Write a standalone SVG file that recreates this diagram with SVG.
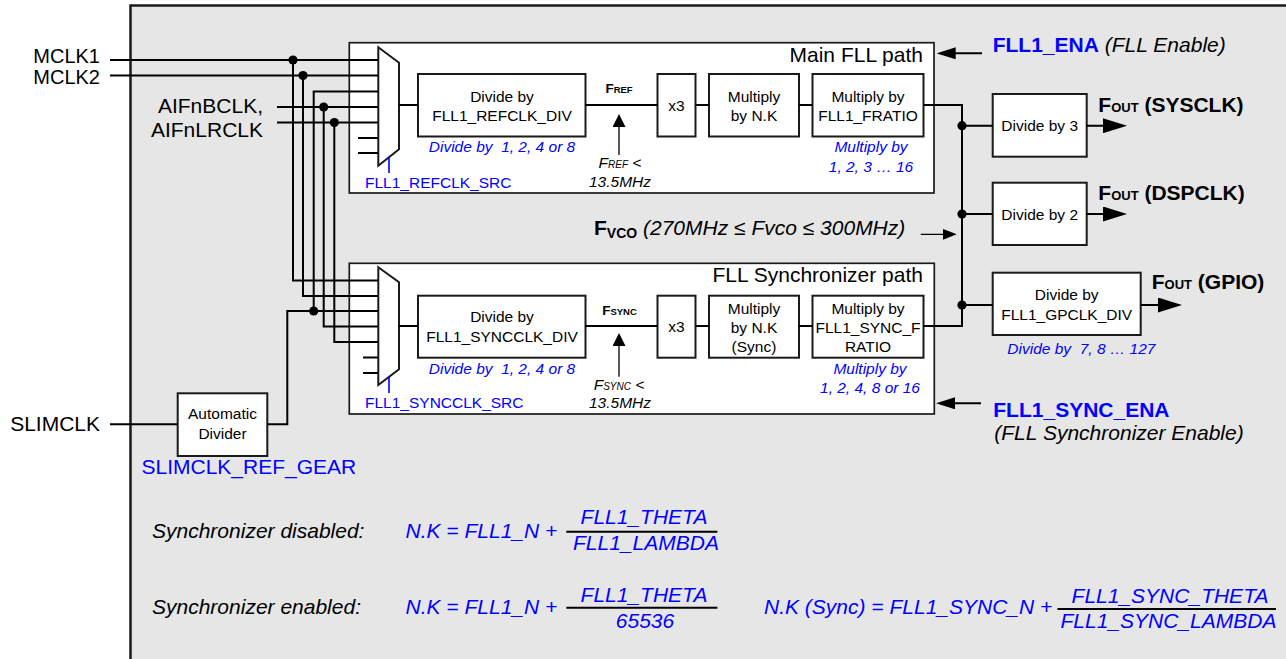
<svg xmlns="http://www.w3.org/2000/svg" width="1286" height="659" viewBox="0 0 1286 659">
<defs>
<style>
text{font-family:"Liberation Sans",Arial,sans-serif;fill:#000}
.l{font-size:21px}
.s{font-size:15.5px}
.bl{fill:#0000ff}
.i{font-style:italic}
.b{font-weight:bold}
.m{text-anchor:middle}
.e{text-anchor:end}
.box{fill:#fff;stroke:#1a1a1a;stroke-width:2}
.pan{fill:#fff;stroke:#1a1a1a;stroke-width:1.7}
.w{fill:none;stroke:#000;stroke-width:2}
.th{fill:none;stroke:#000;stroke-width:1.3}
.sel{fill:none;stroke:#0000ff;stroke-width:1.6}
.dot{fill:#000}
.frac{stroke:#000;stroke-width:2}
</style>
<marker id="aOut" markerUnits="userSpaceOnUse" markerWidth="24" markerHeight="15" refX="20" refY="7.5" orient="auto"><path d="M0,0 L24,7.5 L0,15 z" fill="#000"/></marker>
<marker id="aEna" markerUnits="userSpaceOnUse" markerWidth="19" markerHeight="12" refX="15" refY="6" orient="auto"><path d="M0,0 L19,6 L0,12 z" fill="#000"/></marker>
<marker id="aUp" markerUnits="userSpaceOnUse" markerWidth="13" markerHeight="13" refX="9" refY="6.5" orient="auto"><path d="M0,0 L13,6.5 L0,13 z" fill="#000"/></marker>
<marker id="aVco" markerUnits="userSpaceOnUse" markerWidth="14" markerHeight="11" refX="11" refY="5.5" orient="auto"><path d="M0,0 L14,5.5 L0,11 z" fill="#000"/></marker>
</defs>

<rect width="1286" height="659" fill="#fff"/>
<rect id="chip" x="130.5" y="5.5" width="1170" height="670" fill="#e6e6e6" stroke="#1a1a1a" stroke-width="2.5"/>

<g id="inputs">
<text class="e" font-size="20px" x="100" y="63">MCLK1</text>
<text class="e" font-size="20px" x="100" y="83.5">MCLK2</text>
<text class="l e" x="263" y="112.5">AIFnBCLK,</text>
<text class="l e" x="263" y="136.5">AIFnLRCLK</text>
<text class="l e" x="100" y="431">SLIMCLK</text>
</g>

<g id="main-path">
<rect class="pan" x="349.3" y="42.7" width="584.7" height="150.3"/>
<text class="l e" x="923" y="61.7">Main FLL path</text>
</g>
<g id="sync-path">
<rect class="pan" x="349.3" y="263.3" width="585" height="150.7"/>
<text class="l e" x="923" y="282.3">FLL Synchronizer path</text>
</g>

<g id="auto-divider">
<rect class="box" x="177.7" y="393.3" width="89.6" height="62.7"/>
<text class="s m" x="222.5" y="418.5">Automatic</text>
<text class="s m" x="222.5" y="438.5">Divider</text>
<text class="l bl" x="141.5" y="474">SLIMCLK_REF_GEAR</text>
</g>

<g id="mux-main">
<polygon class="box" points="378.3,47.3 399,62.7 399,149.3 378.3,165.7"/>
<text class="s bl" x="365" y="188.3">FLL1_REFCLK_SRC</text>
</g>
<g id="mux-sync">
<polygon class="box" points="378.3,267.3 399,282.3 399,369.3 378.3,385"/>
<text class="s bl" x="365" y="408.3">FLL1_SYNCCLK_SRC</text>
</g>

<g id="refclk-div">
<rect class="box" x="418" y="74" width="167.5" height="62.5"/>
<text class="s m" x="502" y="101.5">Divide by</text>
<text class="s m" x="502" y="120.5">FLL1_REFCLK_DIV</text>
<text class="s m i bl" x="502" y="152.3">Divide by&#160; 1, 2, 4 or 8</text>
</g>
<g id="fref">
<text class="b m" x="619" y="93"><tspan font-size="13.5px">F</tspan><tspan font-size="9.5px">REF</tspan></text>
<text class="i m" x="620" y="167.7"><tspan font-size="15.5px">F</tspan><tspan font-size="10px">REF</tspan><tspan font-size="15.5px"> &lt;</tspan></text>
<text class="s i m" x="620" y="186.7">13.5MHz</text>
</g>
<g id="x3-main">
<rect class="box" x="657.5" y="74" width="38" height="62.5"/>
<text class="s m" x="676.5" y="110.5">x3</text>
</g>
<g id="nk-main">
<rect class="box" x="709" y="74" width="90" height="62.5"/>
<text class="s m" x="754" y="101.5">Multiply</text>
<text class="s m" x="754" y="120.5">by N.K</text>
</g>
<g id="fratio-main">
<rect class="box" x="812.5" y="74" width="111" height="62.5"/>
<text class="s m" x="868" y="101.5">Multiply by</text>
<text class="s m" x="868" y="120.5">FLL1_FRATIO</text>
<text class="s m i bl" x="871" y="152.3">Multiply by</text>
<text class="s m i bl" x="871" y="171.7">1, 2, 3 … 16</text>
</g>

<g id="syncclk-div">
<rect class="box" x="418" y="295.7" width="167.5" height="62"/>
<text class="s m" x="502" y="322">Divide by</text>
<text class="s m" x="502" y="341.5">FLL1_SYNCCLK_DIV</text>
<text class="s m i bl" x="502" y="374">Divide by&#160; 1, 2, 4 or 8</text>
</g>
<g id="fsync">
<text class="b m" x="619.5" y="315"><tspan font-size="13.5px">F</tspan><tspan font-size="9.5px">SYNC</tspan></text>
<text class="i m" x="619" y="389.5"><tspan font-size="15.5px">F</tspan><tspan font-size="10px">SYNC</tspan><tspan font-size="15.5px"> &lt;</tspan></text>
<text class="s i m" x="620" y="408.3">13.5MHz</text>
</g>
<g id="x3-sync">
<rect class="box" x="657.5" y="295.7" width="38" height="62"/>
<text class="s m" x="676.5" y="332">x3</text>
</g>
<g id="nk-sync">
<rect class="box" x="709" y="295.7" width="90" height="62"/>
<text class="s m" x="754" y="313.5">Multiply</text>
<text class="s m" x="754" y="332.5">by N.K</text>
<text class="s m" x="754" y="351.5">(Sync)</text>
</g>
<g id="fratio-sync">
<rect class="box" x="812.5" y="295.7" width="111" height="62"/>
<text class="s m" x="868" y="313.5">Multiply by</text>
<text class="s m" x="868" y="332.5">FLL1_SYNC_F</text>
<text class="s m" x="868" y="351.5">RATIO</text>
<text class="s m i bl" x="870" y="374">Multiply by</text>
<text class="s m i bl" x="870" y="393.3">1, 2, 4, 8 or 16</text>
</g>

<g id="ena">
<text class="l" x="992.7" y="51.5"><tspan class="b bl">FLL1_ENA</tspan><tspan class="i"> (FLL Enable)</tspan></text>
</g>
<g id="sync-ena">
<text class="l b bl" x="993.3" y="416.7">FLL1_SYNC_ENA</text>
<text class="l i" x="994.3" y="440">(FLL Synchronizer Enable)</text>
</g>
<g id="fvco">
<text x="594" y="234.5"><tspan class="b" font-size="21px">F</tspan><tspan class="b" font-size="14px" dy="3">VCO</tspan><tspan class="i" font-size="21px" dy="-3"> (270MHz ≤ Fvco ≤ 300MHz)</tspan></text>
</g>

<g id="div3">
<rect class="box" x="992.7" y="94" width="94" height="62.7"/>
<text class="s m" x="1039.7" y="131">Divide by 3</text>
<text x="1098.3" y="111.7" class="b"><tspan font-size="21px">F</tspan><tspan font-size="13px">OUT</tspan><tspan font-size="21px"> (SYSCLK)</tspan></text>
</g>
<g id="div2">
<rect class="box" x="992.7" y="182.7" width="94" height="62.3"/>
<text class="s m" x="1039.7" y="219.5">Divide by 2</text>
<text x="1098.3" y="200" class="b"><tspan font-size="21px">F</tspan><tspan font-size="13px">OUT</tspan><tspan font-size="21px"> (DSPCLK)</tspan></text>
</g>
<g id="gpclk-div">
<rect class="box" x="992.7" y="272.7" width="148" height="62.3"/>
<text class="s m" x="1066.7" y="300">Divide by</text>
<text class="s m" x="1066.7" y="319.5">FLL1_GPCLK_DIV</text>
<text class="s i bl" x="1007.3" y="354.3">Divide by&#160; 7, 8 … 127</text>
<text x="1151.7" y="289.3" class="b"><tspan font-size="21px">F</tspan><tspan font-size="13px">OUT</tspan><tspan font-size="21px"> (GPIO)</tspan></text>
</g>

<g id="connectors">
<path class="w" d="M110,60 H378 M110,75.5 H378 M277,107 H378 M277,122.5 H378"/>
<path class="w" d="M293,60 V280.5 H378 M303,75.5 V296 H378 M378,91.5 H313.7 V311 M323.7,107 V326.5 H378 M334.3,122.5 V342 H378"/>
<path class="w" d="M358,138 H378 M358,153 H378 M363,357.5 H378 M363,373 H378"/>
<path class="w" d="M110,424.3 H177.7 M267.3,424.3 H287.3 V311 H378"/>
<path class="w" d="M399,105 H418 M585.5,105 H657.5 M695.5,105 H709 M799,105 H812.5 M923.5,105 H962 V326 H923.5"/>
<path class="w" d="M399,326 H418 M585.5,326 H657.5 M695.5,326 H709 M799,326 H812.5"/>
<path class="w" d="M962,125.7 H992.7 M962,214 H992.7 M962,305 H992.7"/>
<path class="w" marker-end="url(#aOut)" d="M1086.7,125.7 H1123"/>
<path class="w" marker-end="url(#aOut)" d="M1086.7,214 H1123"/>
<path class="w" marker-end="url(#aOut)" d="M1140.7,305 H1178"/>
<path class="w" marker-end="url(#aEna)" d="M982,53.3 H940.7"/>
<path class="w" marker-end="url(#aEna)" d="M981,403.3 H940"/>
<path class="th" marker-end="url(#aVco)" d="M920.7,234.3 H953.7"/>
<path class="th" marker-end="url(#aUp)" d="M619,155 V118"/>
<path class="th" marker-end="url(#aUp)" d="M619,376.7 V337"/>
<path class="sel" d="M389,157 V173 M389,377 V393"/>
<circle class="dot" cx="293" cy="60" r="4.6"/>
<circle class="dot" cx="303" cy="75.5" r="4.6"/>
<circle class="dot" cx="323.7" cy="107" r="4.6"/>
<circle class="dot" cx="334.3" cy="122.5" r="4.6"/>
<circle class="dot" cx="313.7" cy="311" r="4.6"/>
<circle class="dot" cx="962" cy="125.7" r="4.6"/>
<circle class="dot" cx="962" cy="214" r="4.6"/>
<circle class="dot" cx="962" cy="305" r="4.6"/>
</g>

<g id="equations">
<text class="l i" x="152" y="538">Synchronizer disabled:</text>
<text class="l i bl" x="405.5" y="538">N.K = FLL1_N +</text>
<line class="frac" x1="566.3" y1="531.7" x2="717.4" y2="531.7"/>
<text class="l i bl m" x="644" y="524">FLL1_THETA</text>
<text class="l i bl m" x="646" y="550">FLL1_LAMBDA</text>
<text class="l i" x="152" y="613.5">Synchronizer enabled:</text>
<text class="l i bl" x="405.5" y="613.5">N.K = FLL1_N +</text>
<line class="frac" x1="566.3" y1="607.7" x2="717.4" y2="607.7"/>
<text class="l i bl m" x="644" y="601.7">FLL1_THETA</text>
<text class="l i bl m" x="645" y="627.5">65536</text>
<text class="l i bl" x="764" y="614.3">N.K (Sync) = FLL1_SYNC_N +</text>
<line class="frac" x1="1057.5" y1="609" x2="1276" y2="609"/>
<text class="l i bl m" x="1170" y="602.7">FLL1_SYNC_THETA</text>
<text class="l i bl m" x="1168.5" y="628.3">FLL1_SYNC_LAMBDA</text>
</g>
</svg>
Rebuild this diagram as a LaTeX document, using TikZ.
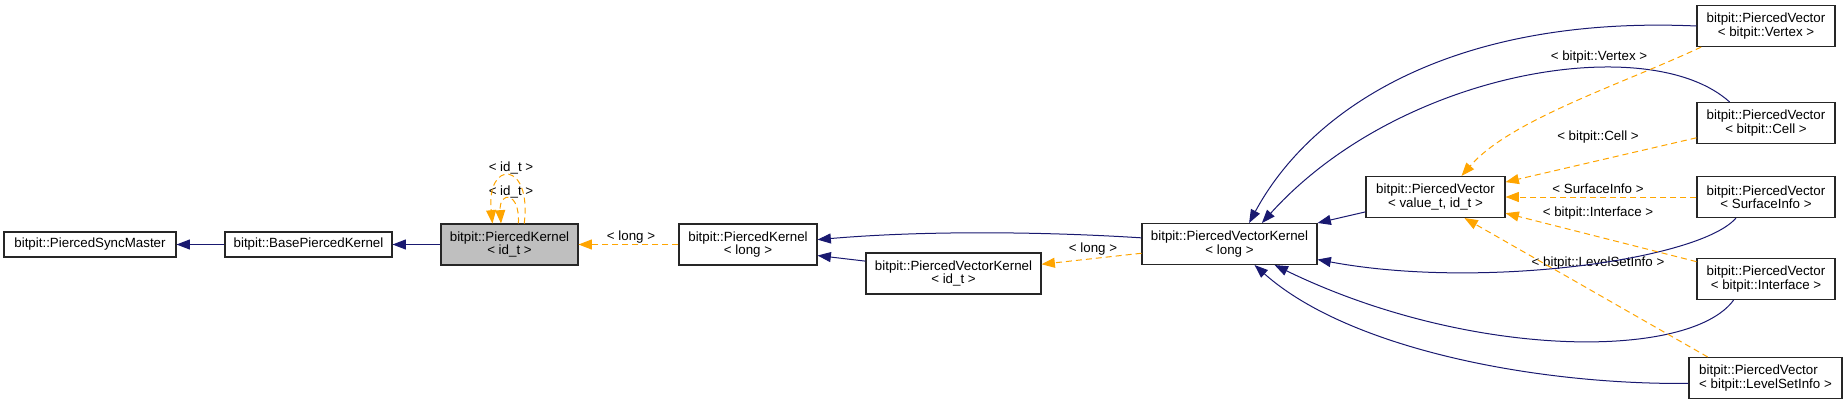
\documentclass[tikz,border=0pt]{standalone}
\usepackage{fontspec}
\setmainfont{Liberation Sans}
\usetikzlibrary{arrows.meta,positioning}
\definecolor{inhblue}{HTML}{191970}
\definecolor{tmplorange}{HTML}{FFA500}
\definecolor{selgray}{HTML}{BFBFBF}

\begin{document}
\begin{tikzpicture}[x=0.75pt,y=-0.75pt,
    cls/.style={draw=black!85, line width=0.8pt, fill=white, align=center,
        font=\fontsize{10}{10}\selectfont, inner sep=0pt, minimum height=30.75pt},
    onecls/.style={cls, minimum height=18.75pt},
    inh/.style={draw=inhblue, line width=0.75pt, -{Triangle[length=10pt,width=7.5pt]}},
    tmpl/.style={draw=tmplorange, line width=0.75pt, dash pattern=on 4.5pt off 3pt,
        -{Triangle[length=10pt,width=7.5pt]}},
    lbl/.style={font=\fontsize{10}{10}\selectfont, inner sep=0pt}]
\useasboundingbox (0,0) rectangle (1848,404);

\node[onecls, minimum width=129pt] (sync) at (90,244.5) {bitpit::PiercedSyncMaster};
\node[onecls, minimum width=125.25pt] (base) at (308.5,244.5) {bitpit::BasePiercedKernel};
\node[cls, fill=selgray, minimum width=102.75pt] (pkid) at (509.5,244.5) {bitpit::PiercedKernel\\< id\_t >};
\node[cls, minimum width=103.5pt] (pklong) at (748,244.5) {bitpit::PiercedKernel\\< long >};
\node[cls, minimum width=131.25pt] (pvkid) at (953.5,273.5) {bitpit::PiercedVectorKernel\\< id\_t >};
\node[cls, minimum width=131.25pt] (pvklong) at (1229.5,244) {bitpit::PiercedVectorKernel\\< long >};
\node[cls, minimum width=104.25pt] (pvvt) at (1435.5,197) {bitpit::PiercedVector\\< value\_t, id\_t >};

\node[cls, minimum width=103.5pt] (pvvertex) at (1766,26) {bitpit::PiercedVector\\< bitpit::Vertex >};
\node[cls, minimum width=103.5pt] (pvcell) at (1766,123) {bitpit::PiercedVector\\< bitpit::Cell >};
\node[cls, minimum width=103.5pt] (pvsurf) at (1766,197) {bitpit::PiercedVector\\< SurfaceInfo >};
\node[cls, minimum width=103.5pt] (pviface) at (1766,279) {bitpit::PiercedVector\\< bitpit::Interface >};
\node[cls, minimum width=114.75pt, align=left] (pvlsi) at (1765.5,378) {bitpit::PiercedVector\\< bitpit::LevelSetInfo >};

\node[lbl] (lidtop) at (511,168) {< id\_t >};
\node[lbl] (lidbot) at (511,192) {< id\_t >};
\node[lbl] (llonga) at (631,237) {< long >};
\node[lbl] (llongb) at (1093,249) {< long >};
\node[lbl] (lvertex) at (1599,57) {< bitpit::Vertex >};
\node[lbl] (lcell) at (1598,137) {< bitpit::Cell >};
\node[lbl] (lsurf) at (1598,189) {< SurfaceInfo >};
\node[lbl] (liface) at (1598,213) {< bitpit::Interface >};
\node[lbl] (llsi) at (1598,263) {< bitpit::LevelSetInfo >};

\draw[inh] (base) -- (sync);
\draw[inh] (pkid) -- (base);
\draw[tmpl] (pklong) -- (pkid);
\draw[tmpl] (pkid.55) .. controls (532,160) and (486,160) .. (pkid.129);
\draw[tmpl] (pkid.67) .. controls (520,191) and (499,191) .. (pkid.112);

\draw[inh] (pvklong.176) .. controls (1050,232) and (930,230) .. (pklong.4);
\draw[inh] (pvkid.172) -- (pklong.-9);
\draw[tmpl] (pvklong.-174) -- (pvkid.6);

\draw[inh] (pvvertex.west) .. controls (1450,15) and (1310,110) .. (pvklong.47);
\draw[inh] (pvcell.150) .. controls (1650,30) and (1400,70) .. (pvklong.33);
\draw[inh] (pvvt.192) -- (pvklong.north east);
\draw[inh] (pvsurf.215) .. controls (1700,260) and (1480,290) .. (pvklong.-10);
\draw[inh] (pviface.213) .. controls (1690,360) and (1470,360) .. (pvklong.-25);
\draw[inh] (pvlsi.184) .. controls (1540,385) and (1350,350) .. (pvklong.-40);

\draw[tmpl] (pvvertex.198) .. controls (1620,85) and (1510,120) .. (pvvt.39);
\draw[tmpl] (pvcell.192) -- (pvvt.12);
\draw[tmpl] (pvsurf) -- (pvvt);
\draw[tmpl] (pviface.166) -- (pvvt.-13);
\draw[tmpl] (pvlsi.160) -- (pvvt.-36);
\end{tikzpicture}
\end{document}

================================

Do this
From the records above, copy only the lines running from the line holding "Rebuild this diagram" through the line holding "(0,0) rectangle (1848,404);", with no pictures.

Output
Rebuild this diagram as a LaTeX document, using TikZ.
\documentclass[tikz,border=0pt]{standalone}
\usepackage{fontspec}
\setmainfont{Liberation Sans}
\usetikzlibrary{arrows.meta,positioning}
\definecolor{inhblue}{HTML}{191970}
\definecolor{tmplorange}{HTML}{FFA500}
\definecolor{selgray}{HTML}{BFBFBF}

\begin{document}
\begin{tikzpicture}[x=0.75pt,y=-0.75pt,
    cls/.style={draw=black!85, line width=0.8pt, fill=white, align=center,
        font=\fontsize{10}{10}\selectfont, inner sep=0pt, minimum height=30.75pt},
    onecls/.style={cls, minimum height=18.75pt},
    inh/.style={draw=inhblue, line width=0.75pt, -{Triangle[length=10pt,width=7.5pt]}},
    tmpl/.style={draw=tmplorange, line width=0.75pt, dash pattern=on 4.5pt off 3pt,
        -{Triangle[length=10pt,width=7.5pt]}},
    lbl/.style={font=\fontsize{10}{10}\selectfont, inner sep=0pt}]
\useasboundingbox (0,0) rectangle (1848,404);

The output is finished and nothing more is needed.